Restate each of the lines below word for word and drop every picture.

------ MATERIAL ------

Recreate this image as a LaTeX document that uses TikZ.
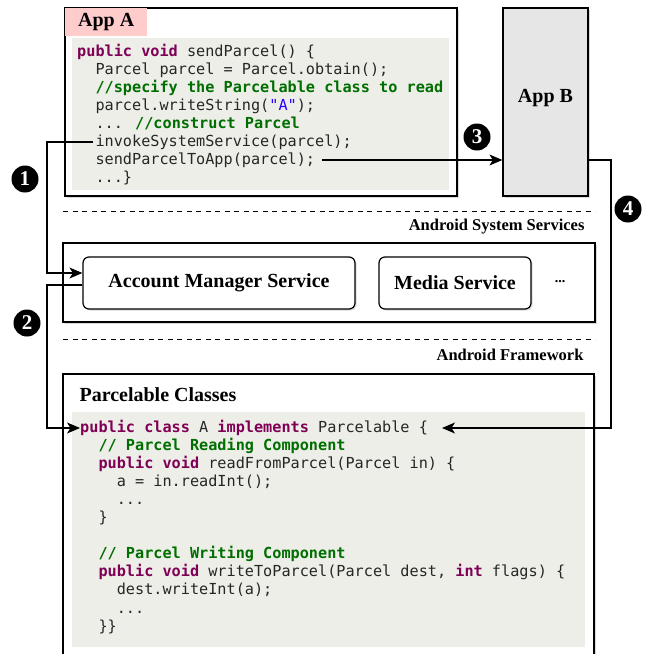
\documentclass[tikz,border=0pt]{standalone}
\usepackage{fontspec}
\setmainfont{Liberation Serif}
\newfontfamily\codefont{DejaVu Sans Mono}
\usetikzlibrary{arrows.meta, positioning, calc, shadows}

\definecolor{codebg}{HTML}{EEEEE9}
\definecolor{titlepink}{HTML}{FFCCCC}
\definecolor{appgray}{HTML}{E6E6E6}
\definecolor{kwpurple}{RGB}{127,0,85}
\definecolor{cmgreen}{RGB}{0,110,0}
\definecolor{strblue}{RGB}{42,0,255}

\newcommand{\kw}[1]{\textcolor{kwpurple}{\bfseries #1}}
\newcommand{\cmt}[1]{\textcolor{cmgreen}{\bfseries #1}}
\newcommand{\strlit}[1]{\textcolor{strblue}{#1}}
\newcommand{\indt}[1]{\hspace*{#1\dimexpr 0.602em\relax}}

\begin{document}
\begin{tikzpicture}[
        x=1pt, y=-1pt,
        every node/.style={font=\fontsize{20}{24}\selectfont\bfseries},
        panel/.style={rectangle,draw,line width=1.2pt,fill=white,inner sep=0,
          drop shadow={shadow xshift=1.5pt,shadow yshift=-1.5pt,opacity=0.3}},
        service/.style={panel,rounded corners=6pt},
        codebox/.style={rectangle,fill=codebg,inner sep=0},
        code/.style={font=\codefont\fontsize{15.2}{18.1}\selectfont,align=left,
          inner sep=0,anchor=north west,text=black!85},
        layer/.style={font=\fontsize{16.5}{20}\selectfont\bfseries,anchor=east},
        badge/.style={circle,fill=black,text=white,inner sep=0,minimum size=27pt,
          font=\fontsize{21}{22}\selectfont\bfseries},
        sepline/.style={dashed,dash pattern=on 5pt off 4.5pt,line width=1pt},
        flow/.style={draw,line width=1.1pt,-{Stealth[length=13pt,width=11pt,inset=3.5pt]}}
      ]
      \useasboundingbox (0,0) rectangle (646,654);

      % App A with its code
      \node[panel,minimum width=392,minimum height=188] (appA) at (261,102) {};
      \node[fill=titlepink,anchor=north west,minimum width=82,minimum height=28,inner sep=0]
        (titleA) at ([xshift=0.6pt,yshift=-0.6pt]appA.north west) {App A};
      \node[codebox,minimum width=377,minimum height=152] (bgA) at (260.5,114) {};
      \node[code] (codeA) at (77,43.5) {%
        \kw{public void} sendParcel() \{\\
        \indt{2}Parcel parcel = Parcel.obtain();\\
        \indt{2}\cmt{//specify the Parcelable class to read}\\
        \indt{2}parcel.writeString(\strlit{"A"});\\
        \indt{2}... \cmt{//construct Parcel}\\
        \indt{2}invokeSystemService(parcel);\\
        \indt{2}sendParcelToApp(parcel);\\
        \indt{2}...\}};

      % App B
      \node[panel,fill=appgray,minimum width=85,minimum height=188] (appB) at (545.5,102) {};
      \node (appBlabel) at (545.5,98) {App B};

      % system services layer
      \draw[sepline] (63,211) -- (595,211);
      \node[layer] (syslabel) at (588,227) {Android System Services};
      \node[panel,minimum width=532,minimum height=79] (sysbox) at (329,282.5) {};
      \node[service,minimum width=272,minimum height=52] (ams) at (219,283) {Account Manager Service};
      \node[service,minimum width=152,minimum height=52] (media) at (455,283) {Media Service};
      \node[font=\fontsize{14}{16}\selectfont\bfseries] (more) at (560,282) {...};

      % framework layer
      \draw[sepline] (63,339) -- (595,339);
      \node[layer] (fwlabel) at (587,355) {Android Framework};
      \node[panel,minimum width=531,minimum height=284] (pc) at (328.5,516) {};
      \node[anchor=west] (pctitle) at (76,395) {Parcelable Classes};
      \node[codebox,minimum width=513,minimum height=235] (bgP) at (328.5,529.5) {};
      \node[code] (codeP) at (80,419.5) {%
        \kw{public class} A \kw{implements} Parcelable \{\\
        \indt{2}\cmt{// Parcel Reading Component}\\
        \indt{2}\kw{public void} readFromParcel(Parcel in) \{\\
        \indt{4}a = in.readInt();\\
        \indt{4}...\\
        \indt{2}\}\\
        \mbox{}\\
        \indt{2}\cmt{// Parcel Writing Component}\\
        \indt{2}\kw{public void} writeToParcel(Parcel dest, \kw{int} flags) \{\\
        \indt{4}dest.writeInt(a);\\
        \indt{4}...\\
        \indt{2}\}\}};

      % connector ends and rails
      \coordinate (invoke) at (93,142);
      \coordinate (sendapp) at (322,160);
      \coordinate (pcStart) at (80,428);
      \coordinate (pcEnd) at (442,428);
      \coordinate (railL) at (47,0);
      \coordinate (railR) at (611,0);
      \coordinate (amsIn) at ([yshift=10pt]ams.west);
      \coordinate (amsOut) at ([yshift=-2pt]ams.west);

      % flows
      \draw[flow] (invoke) -- (invoke -| railL) |- (amsIn);
      \draw[flow] (amsOut) -- (amsOut -| railL) |- (pcStart);
      \draw[flow] (sendapp) -- (sendapp -| appB.west);
      \draw[flow] (appB.east |- sendapp) -- (sendapp -| railR) |- (pcEnd);

      % step numbers
      \node[badge] (n1) at (25,179) {1};
      \node[badge] (n2) at (27,323) {2};
      \node[badge] (n3) at (477,137) {3};
      \node[badge] (n4) at (628,209) {4};
    \end{tikzpicture}
\end{document}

------

REPLY -
Recreate this image as a LaTeX document that uses TikZ.
\documentclass[tikz,border=0pt]{standalone}
\usepackage{fontspec}
\setmainfont{Liberation Serif}
\newfontfamily\codefont{DejaVu Sans Mono}
\usetikzlibrary{arrows.meta, positioning, calc, shadows}

\definecolor{codebg}{HTML}{EEEEE9}
\definecolor{titlepink}{HTML}{FFCCCC}
\definecolor{appgray}{HTML}{E6E6E6}
\definecolor{kwpurple}{RGB}{127,0,85}
\definecolor{cmgreen}{RGB}{0,110,0}
\definecolor{strblue}{RGB}{42,0,255}

\newcommand{\kw}[1]{\textcolor{kwpurple}{\bfseries #1}}
\newcommand{\cmt}[1]{\textcolor{cmgreen}{\bfseries #1}}
\newcommand{\strlit}[1]{\textcolor{strblue}{#1}}
\newcommand{\indt}[1]{\hspace*{#1\dimexpr 0.602em\relax}}

\begin{document}
\begin{tikzpicture}[
        x=1pt, y=-1pt,
        every node/.style={font=\fontsize{20}{24}\selectfont\bfseries},
        panel/.style={rectangle,draw,line width=1.2pt,fill=white,inner sep=0,
          drop shadow={shadow xshift=1.5pt,shadow yshift=-1.5pt,opacity=0.3}},
        service/.style={panel,rounded corners=6pt},
        codebox/.style={rectangle,fill=codebg,inner sep=0},
        code/.style={font=\codefont\fontsize{15.2}{18.1}\selectfont,align=left,
          inner sep=0,anchor=north west,text=black!85},
        layer/.style={font=\fontsize{16.5}{20}\selectfont\bfseries,anchor=east},
        badge/.style={circle,fill=black,text=white,inner sep=0,minimum size=27pt,
          font=\fontsize{21}{22}\selectfont\bfseries},
        sepline/.style={dashed,dash pattern=on 5pt off 4.5pt,line width=1pt},
        flow/.style={draw,line width=1.1pt,-{Stealth[length=13pt,width=11pt,inset=3.5pt]}}
      ]
      \useasboundingbox (0,0) rectangle (646,654);

      % App A with its code
      \node[panel,minimum width=392,minimum height=188] (appA) at (261,102) {};
      \node[fill=titlepink,anchor=north west,minimum width=82,minimum height=28,inner sep=0]
        (titleA) at ([xshift=0.6pt,yshift=-0.6pt]appA.north west) {App A};
      \node[codebox,minimum width=377,minimum height=152] (bgA) at (260.5,114) {};
      \node[code] (codeA) at (77,43.5) {%
        \kw{public void} sendParcel() \{\\
        \indt{2}Parcel parcel = Parcel.obtain();\\
        \indt{2}\cmt{//specify the Parcelable class to read}\\
        \indt{2}parcel.writeString(\strlit{"A"});\\
        \indt{2}... \cmt{//construct Parcel}\\
        \indt{2}invokeSystemService(parcel);\\
        \indt{2}sendParcelToApp(parcel);\\
        \indt{2}...\}};

      % App B
      \node[panel,fill=appgray,minimum width=85,minimum height=188] (appB) at (545.5,102) {};
      \node (appBlabel) at (545.5,98) {App B};

      % system services layer
      \draw[sepline] (63,211) -- (595,211);
      \node[layer] (syslabel) at (588,227) {Android System Services};
      \node[panel,minimum width=532,minimum height=79] (sysbox) at (329,282.5) {};
      \node[service,minimum width=272,minimum height=52] (ams) at (219,283) {Account Manager Service};
      \node[service,minimum width=152,minimum height=52] (media) at (455,283) {Media Service};
      \node[font=\fontsize{14}{16}\selectfont\bfseries] (more) at (560,282) {...};

      % framework layer
      \draw[sepline] (63,339) -- (595,339);
      \node[layer] (fwlabel) at (587,355) {Android Framework};
      \node[panel,minimum width=531,minimum height=284] (pc) at (328.5,516) {};
      \node[anchor=west] (pctitle) at (76,395) {Parcelable Classes};
      \node[codebox,minimum width=513,minimum height=235] (bgP) at (328.5,529.5) {};
      \node[code] (codeP) at (80,419.5) {%
        \kw{public class} A \kw{implements} Parcelable \{\\
        \indt{2}\cmt{// Parcel Reading Component}\\
        \indt{2}\kw{public void} readFromParcel(Parcel in) \{\\
        \indt{4}a = in.readInt();\\
        \indt{4}...\\
        \indt{2}\}\\
        \mbox{}\\
        \indt{2}\cmt{// Parcel Writing Component}\\
        \indt{2}\kw{public void} writeToParcel(Parcel dest, \kw{int} flags) \{\\
        \indt{4}dest.writeInt(a);\\
        \indt{4}...\\
        \indt{2}\}\}};

      % connector ends and rails
      \coordinate (invoke) at (93,142);
      \coordinate (sendapp) at (322,160);
      \coordinate (pcStart) at (80,428);
      \coordinate (pcEnd) at (442,428);
      \coordinate (railL) at (47,0);
      \coordinate (railR) at (611,0);
      \coordinate (amsIn) at ([yshift=10pt]ams.west);
      \coordinate (amsOut) at ([yshift=-2pt]ams.west);

      % flows
      \draw[flow] (invoke) -- (invoke -| railL) |- (amsIn);
      \draw[flow] (amsOut) -- (amsOut -| railL) |- (pcStart);
      \draw[flow] (sendapp) -- (sendapp -| appB.west);
      \draw[flow] (appB.east |- sendapp) -- (sendapp -| railR) |- (pcEnd);

      % step numbers
      \node[badge] (n1) at (25,179) {1};
      \node[badge] (n2) at (27,323) {2};
      \node[badge] (n3) at (477,137) {3};
      \node[badge] (n4) at (628,209) {4};
    \end{tikzpicture}
\end{document}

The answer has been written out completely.